The rain came down so hard our boat began to fill with water, and when that happened, everyone stopped drinking and began to bail furiously. “Too much of a good thing” has never been a better description. If the rain hadn’t started, we would have died, but if the rain wouldn’t stop, we were going to die. Sometimes you just can’t get a break.

To make matters worse, the sudden storm brought violent seas. The swells began to rise until they looked like dark hills that rose and fell around our boat. Then we were facing two threats: water from above and water from below. Our boat was shallow; when Jenny dangled her arm over the side of the boat, her hand could touch the water. All it would take was one good wave to spill over the side of our boat, and we would all be headed for the bottom. Everyone began to panic.

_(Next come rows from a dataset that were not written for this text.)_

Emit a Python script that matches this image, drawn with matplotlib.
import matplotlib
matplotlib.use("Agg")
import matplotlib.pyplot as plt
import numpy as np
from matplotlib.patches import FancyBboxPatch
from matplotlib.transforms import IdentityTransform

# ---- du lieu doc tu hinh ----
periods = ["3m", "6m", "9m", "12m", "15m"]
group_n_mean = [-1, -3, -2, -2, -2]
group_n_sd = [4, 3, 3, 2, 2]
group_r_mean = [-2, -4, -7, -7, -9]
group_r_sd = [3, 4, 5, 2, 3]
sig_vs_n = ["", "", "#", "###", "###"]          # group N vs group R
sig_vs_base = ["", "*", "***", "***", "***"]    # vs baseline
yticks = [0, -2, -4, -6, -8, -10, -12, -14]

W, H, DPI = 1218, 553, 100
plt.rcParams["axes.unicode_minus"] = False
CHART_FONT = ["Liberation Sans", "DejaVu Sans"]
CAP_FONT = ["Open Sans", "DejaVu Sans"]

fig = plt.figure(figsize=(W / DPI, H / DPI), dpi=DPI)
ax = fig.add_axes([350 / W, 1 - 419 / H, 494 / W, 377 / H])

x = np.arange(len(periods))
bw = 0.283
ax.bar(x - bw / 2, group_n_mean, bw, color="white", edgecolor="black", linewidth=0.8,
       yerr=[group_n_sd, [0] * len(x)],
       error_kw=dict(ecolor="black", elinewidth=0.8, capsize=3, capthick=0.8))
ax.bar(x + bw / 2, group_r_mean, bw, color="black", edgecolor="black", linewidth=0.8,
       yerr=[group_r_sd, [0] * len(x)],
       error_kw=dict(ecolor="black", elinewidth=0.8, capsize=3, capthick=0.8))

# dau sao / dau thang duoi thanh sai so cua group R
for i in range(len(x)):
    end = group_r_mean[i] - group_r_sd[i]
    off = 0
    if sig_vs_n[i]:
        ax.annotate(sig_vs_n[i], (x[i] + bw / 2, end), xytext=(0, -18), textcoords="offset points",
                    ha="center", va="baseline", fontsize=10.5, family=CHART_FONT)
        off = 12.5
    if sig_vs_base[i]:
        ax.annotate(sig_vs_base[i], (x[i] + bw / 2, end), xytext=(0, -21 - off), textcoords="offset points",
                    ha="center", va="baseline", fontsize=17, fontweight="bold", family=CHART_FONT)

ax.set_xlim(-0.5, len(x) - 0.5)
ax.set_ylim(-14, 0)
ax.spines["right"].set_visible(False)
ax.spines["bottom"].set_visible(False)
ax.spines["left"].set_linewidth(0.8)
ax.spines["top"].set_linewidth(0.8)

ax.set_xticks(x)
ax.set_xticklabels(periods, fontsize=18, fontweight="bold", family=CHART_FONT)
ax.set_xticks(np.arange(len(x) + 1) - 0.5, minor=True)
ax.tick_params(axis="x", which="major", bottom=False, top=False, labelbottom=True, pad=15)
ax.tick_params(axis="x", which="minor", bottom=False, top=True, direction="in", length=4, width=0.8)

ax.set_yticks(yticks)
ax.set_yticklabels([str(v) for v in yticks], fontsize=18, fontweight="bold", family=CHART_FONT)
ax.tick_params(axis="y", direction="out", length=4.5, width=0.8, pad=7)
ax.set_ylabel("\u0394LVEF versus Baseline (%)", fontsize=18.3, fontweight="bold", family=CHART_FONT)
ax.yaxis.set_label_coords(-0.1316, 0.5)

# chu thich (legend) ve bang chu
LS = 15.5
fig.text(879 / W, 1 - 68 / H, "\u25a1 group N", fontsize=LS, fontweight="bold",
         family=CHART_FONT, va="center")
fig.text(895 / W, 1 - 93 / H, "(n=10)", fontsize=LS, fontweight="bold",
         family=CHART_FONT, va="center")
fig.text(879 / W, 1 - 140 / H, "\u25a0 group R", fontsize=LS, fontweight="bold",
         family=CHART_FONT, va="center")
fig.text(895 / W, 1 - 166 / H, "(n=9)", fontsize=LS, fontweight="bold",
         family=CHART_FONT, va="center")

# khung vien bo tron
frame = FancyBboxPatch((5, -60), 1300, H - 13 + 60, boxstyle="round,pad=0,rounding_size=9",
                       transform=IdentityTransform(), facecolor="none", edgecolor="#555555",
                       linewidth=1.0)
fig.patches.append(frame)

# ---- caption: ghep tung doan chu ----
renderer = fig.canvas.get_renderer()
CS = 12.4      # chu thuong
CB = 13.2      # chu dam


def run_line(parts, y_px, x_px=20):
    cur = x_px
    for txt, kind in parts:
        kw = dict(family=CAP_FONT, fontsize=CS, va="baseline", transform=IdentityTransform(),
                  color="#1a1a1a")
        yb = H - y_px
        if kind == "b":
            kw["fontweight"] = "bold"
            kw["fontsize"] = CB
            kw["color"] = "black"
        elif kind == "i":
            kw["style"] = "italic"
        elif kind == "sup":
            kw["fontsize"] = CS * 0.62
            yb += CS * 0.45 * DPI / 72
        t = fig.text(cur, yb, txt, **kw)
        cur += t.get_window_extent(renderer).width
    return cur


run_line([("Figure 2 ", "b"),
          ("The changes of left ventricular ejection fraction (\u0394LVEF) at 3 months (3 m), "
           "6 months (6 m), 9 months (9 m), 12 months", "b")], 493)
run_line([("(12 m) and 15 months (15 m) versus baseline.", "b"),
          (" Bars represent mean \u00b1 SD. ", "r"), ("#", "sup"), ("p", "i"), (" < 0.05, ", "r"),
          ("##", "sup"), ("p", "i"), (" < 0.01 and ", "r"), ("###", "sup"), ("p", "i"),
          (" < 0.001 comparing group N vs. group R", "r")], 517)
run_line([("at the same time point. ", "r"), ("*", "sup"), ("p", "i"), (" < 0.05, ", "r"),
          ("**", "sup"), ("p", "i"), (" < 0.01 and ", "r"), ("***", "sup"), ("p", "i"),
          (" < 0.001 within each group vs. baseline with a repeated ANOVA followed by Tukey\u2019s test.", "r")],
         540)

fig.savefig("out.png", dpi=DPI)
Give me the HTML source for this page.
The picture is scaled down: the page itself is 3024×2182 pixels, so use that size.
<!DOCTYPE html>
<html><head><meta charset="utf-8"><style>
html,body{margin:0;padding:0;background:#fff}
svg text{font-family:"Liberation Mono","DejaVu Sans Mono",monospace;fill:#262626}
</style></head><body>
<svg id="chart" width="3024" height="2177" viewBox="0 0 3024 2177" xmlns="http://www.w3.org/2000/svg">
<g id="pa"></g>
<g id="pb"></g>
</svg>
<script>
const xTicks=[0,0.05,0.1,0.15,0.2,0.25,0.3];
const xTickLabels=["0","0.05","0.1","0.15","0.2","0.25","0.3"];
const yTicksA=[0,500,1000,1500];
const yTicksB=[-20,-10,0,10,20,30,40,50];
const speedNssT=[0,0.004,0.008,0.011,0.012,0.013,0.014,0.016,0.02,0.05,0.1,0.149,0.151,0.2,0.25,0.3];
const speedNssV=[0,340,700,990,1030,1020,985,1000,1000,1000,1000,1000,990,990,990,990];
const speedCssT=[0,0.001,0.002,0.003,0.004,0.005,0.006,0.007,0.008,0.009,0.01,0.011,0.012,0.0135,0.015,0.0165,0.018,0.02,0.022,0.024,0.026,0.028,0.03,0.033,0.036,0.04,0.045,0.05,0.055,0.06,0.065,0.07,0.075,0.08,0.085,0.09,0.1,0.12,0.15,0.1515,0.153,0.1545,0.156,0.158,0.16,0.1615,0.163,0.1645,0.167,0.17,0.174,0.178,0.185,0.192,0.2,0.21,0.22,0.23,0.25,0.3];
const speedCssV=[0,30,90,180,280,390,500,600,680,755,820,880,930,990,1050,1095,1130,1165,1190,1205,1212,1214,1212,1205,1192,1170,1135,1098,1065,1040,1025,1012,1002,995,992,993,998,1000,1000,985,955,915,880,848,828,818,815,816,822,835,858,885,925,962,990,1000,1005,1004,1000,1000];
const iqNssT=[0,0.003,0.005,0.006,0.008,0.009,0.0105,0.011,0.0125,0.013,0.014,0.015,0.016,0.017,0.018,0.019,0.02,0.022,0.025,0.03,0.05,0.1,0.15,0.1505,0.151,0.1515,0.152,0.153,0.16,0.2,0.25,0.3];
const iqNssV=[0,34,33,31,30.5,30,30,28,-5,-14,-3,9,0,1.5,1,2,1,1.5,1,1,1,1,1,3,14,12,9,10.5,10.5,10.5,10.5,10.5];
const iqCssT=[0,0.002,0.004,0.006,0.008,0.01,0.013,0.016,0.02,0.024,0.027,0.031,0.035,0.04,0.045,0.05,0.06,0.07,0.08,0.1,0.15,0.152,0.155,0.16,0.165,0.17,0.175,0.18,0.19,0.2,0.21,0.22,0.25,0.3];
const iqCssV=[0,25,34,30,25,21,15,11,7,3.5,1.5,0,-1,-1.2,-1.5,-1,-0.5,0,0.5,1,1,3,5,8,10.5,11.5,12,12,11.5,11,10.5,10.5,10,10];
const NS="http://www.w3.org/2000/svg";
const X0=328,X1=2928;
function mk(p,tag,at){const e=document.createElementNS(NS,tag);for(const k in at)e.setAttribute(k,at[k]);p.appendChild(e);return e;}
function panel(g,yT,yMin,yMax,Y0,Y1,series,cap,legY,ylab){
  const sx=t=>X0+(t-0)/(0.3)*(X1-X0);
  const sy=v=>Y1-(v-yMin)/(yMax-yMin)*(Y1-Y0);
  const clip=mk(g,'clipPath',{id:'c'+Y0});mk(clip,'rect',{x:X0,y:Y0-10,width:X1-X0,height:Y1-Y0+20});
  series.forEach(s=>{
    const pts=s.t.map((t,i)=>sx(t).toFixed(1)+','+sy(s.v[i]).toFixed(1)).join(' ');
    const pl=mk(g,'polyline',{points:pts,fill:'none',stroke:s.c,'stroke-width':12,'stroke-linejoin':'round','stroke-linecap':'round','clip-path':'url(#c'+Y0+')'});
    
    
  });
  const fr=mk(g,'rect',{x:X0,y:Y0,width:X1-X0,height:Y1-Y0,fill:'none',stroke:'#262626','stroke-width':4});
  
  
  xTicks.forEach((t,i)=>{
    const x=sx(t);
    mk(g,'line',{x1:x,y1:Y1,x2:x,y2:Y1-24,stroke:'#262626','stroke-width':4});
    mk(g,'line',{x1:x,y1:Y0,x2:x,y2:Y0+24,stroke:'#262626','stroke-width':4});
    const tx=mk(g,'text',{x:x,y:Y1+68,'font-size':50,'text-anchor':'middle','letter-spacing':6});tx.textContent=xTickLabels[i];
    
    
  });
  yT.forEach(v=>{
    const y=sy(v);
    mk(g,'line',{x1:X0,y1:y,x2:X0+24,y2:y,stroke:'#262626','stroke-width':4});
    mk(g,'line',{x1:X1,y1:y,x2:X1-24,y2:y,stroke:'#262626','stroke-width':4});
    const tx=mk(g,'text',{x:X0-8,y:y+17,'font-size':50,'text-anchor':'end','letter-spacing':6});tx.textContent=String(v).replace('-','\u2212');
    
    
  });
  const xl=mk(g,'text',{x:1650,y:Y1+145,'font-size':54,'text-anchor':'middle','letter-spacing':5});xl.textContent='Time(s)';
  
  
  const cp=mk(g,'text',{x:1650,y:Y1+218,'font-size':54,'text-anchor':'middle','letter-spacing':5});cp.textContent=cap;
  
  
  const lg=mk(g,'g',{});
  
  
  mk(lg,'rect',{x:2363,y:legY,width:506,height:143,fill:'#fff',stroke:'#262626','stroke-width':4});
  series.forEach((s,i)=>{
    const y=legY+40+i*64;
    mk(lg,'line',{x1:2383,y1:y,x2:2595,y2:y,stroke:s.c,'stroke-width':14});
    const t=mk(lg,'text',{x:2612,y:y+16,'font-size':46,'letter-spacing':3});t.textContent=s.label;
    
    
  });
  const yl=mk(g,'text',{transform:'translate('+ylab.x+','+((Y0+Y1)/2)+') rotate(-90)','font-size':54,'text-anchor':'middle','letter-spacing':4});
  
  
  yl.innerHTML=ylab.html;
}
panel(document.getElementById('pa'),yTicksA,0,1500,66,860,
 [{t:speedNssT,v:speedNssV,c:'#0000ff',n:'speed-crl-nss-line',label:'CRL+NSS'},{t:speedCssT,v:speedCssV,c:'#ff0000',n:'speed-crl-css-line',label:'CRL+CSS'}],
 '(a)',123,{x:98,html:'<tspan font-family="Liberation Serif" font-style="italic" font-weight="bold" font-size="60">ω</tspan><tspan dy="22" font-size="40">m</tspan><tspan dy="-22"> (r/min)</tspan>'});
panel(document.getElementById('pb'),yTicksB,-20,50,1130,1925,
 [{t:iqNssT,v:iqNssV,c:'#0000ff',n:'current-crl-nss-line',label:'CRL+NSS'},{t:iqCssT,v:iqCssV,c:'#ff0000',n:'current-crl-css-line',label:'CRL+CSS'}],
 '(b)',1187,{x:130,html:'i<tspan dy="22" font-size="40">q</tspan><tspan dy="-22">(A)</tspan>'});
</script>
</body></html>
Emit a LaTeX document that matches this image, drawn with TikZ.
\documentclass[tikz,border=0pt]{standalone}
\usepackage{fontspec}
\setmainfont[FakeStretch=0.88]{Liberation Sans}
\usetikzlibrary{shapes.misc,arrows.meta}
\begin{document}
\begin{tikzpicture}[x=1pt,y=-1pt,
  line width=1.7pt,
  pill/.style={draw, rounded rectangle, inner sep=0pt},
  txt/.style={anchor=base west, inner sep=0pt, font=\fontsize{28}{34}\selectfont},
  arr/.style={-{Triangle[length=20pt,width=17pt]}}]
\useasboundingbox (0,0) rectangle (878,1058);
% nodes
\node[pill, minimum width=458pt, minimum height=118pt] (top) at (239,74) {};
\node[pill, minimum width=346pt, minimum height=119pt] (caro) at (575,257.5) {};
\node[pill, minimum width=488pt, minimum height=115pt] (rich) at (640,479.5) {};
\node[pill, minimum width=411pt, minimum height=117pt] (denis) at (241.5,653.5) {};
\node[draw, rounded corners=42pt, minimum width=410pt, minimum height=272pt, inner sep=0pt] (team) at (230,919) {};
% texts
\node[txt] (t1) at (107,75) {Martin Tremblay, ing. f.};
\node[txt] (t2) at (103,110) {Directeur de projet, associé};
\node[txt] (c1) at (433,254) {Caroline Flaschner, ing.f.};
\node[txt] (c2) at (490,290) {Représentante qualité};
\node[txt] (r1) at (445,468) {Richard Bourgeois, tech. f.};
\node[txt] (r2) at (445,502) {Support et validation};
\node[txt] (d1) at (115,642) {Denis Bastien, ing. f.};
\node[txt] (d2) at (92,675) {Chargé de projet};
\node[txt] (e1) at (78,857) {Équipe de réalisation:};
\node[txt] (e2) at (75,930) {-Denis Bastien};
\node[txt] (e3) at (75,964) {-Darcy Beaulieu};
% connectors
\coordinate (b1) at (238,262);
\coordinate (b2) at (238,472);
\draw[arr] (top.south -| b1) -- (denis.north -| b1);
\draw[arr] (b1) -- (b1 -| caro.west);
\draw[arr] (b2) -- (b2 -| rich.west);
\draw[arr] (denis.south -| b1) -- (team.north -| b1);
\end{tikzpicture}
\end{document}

When my father saw what was happening, he knelt down again.

“Creator God, I know that You heard me because You sent rain,” he prayed aloud. “If You hear me again, please make it stop.”

Within minutes the sky lightened, the storm moved on, and the seas became calm again.

Now everyone began to pray.

Buddhists appealed to the Absolute Refuge, Taoists invoked the immortals, and ancestor worshipers sought the intervention of loved ones long since dead. Some tried to cover all the bases—my grandmother admitted later, “We prayed to Buddha; we prayed to our ancestors; we prayed to Jesus. We prayed to anyone who would listen.”

Apparently Someone did.

Our fifth day at sea ended with a ray of hope—not because we now believed we would be rescued but because we had begun to hope that maybe, just maybe, there was Someone out there who actually cared whether we lived or died.

But a single rainstorm cannot replace the lost 15 percent of a body’s water. We were refreshed but not replenished; we were hopeful but far from healed. The next day would bring the sun again, and with it the heat and humidity. Tomorrow would be our sixth day at sea, and it was likely to be our last.